EXERCISE TASK: Reproduce, word for word, every line from the first one down to the line containing "const regTicks = [1, 10, 100];", and nothing else.

DATA BLOCK:
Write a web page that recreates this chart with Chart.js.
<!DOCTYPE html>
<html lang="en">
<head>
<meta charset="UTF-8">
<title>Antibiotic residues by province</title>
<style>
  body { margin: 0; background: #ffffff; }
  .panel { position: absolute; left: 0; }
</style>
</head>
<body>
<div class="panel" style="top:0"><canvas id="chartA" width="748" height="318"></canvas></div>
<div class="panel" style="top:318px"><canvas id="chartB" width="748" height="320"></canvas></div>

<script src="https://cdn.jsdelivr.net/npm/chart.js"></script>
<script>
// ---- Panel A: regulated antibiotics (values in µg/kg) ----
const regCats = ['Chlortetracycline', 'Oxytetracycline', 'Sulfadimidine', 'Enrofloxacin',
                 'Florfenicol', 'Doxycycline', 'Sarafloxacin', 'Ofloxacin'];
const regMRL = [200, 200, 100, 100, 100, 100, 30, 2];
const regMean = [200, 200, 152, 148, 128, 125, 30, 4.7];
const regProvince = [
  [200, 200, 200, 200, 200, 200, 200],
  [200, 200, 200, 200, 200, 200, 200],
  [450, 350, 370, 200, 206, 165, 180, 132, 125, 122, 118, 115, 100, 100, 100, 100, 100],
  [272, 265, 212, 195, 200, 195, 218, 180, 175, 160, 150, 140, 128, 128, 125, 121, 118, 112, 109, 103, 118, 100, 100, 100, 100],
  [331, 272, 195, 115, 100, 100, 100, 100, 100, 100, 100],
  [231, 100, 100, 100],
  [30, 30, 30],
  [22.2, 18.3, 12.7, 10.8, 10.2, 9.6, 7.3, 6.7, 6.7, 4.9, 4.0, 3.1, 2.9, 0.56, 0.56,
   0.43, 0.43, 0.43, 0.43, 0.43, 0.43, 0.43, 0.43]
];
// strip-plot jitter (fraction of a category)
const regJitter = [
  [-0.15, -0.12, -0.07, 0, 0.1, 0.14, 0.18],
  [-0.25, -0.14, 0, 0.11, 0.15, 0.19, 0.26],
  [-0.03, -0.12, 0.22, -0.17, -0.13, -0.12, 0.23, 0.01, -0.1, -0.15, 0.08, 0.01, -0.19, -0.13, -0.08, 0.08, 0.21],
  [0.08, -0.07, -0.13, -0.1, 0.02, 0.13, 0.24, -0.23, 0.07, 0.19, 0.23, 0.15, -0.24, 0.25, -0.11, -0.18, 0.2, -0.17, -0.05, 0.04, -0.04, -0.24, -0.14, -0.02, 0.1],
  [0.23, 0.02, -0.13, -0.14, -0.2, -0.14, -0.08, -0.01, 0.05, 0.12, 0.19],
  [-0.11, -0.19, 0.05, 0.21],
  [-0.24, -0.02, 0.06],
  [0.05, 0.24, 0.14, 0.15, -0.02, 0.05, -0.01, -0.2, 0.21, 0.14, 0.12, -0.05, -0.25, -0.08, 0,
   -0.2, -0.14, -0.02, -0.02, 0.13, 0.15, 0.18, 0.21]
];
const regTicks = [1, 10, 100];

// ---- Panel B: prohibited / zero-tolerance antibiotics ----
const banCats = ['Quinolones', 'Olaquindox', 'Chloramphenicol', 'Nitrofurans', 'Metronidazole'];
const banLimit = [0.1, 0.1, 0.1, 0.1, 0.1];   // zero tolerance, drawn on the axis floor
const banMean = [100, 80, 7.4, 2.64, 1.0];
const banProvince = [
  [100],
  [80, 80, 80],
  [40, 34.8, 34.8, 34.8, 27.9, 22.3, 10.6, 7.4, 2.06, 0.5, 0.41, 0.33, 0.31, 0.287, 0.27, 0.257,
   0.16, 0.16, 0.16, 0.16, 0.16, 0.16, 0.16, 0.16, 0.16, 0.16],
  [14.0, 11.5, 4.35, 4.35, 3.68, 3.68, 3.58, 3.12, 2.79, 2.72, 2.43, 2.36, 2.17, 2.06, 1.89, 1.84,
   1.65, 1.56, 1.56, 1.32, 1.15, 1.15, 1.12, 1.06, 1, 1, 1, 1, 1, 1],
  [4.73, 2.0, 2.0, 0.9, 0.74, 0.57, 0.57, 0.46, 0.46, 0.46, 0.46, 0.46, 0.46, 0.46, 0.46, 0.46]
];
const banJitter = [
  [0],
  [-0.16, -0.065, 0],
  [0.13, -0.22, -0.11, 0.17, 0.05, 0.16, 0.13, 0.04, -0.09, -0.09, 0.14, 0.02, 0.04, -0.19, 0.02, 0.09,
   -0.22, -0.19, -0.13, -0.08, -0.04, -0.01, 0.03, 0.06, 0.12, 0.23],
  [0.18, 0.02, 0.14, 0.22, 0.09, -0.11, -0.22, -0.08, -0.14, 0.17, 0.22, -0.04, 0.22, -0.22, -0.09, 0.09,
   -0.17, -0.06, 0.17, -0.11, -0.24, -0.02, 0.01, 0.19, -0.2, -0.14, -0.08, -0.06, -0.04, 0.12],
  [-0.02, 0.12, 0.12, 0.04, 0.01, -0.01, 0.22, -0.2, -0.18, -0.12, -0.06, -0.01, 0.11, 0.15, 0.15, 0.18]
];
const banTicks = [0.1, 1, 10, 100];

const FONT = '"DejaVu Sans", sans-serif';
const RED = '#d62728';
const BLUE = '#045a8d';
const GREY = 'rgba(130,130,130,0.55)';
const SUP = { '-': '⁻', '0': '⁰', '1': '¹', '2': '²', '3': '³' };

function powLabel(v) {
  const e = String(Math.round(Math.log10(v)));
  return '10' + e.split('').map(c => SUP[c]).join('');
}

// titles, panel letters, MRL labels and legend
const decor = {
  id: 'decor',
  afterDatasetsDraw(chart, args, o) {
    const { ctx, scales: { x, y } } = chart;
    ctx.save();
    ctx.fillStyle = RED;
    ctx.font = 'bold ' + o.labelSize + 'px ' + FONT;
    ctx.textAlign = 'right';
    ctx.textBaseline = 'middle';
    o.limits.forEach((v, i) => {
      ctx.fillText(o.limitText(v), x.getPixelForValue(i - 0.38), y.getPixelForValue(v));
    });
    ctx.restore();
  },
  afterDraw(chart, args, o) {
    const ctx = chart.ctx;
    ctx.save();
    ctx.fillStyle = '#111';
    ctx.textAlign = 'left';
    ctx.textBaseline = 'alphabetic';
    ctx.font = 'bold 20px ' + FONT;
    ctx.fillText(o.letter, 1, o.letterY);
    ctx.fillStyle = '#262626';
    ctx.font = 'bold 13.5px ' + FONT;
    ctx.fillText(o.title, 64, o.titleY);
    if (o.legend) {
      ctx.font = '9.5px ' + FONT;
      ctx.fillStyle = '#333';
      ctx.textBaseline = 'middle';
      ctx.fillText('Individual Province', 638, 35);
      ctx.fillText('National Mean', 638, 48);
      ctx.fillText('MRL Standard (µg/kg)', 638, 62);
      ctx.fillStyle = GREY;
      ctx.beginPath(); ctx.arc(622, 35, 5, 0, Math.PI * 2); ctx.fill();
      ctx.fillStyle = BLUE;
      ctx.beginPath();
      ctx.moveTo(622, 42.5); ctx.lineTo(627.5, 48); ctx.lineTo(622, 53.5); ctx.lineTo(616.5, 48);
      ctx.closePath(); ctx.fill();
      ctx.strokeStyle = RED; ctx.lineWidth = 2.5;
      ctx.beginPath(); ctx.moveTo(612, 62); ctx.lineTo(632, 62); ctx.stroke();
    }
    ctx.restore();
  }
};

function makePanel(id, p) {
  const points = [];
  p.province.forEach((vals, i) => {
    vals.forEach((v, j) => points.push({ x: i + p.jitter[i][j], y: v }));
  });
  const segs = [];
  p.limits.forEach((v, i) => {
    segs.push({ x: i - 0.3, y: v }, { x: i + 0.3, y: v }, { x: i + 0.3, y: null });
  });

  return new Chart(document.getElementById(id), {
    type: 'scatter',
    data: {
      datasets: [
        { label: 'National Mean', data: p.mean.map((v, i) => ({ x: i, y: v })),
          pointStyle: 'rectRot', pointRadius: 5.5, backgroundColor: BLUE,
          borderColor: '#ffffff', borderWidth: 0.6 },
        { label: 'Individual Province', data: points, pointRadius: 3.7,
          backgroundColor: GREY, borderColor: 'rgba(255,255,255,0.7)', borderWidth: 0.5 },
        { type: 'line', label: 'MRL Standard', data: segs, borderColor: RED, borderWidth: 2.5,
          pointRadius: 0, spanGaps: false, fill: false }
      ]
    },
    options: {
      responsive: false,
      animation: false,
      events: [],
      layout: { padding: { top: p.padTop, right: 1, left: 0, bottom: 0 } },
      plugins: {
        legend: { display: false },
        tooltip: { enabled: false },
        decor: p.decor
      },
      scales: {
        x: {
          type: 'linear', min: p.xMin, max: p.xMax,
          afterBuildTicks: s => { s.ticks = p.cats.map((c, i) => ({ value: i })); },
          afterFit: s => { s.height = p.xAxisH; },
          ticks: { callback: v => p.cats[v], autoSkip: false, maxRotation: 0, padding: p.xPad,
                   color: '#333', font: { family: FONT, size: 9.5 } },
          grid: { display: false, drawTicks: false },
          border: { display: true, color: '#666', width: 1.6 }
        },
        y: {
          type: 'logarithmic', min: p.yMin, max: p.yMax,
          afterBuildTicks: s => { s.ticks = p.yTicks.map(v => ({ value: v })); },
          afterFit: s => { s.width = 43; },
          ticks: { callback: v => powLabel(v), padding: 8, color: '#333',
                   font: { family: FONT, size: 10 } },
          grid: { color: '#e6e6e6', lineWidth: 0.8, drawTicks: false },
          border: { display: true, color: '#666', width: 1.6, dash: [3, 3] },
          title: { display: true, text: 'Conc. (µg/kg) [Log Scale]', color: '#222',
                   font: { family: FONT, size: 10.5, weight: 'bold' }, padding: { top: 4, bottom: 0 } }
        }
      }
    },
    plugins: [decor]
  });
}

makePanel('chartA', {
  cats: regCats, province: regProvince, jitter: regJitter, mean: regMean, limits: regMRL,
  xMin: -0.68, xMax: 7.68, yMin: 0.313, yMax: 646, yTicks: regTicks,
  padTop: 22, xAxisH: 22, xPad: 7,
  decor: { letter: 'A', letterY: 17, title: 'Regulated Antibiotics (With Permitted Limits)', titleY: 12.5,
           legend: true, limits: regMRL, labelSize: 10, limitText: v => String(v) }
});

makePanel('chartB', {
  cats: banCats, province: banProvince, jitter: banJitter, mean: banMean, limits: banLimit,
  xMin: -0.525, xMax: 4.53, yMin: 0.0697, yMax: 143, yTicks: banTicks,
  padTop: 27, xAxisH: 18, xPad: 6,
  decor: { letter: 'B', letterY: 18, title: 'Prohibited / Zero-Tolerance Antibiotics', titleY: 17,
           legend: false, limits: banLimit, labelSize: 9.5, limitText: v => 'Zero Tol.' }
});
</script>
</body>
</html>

RESPONSE:
Write a web page that recreates this chart with Chart.js.
<!DOCTYPE html>
<html lang="en">
<head>
<meta charset="UTF-8">
<title>Antibiotic residues by province</title>
<style>
  body { margin: 0; background: #ffffff; }
  .panel { position: absolute; left: 0; }
</style>
</head>
<body>
<div class="panel" style="top:0"><canvas id="chartA" width="748" height="318"></canvas></div>
<div class="panel" style="top:318px"><canvas id="chartB" width="748" height="320"></canvas></div>

<script src="https://cdn.jsdelivr.net/npm/chart.js"></script>
<script>
// ---- Panel A: regulated antibiotics (values in µg/kg) ----
const regCats = ['Chlortetracycline', 'Oxytetracycline', 'Sulfadimidine', 'Enrofloxacin',
                 'Florfenicol', 'Doxycycline', 'Sarafloxacin', 'Ofloxacin'];
const regMRL = [200, 200, 100, 100, 100, 100, 30, 2];
const regMean = [200, 200, 152, 148, 128, 125, 30, 4.7];
const regProvince = [
  [200, 200, 200, 200, 200, 200, 200],
  [200, 200, 200, 200, 200, 200, 200],
  [450, 350, 370, 200, 206, 165, 180, 132, 125, 122, 118, 115, 100, 100, 100, 100, 100],
  [272, 265, 212, 195, 200, 195, 218, 180, 175, 160, 150, 140, 128, 128, 125, 121, 118, 112, 109, 103, 118, 100, 100, 100, 100],
  [331, 272, 195, 115, 100, 100, 100, 100, 100, 100, 100],
  [231, 100, 100, 100],
  [30, 30, 30],
  [22.2, 18.3, 12.7, 10.8, 10.2, 9.6, 7.3, 6.7, 6.7, 4.9, 4.0, 3.1, 2.9, 0.56, 0.56,
   0.43, 0.43, 0.43, 0.43, 0.43, 0.43, 0.43, 0.43]
];
// strip-plot jitter (fraction of a category)
const regJitter = [
  [-0.15, -0.12, -0.07, 0, 0.1, 0.14, 0.18],
  [-0.25, -0.14, 0, 0.11, 0.15, 0.19, 0.26],
  [-0.03, -0.12, 0.22, -0.17, -0.13, -0.12, 0.23, 0.01, -0.1, -0.15, 0.08, 0.01, -0.19, -0.13, -0.08, 0.08, 0.21],
  [0.08, -0.07, -0.13, -0.1, 0.02, 0.13, 0.24, -0.23, 0.07, 0.19, 0.23, 0.15, -0.24, 0.25, -0.11, -0.18, 0.2, -0.17, -0.05, 0.04, -0.04, -0.24, -0.14, -0.02, 0.1],
  [0.23, 0.02, -0.13, -0.14, -0.2, -0.14, -0.08, -0.01, 0.05, 0.12, 0.19],
  [-0.11, -0.19, 0.05, 0.21],
  [-0.24, -0.02, 0.06],
  [0.05, 0.24, 0.14, 0.15, -0.02, 0.05, -0.01, -0.2, 0.21, 0.14, 0.12, -0.05, -0.25, -0.08, 0,
   -0.2, -0.14, -0.02, -0.02, 0.13, 0.15, 0.18, 0.21]
];
const regTicks = [1, 10, 100];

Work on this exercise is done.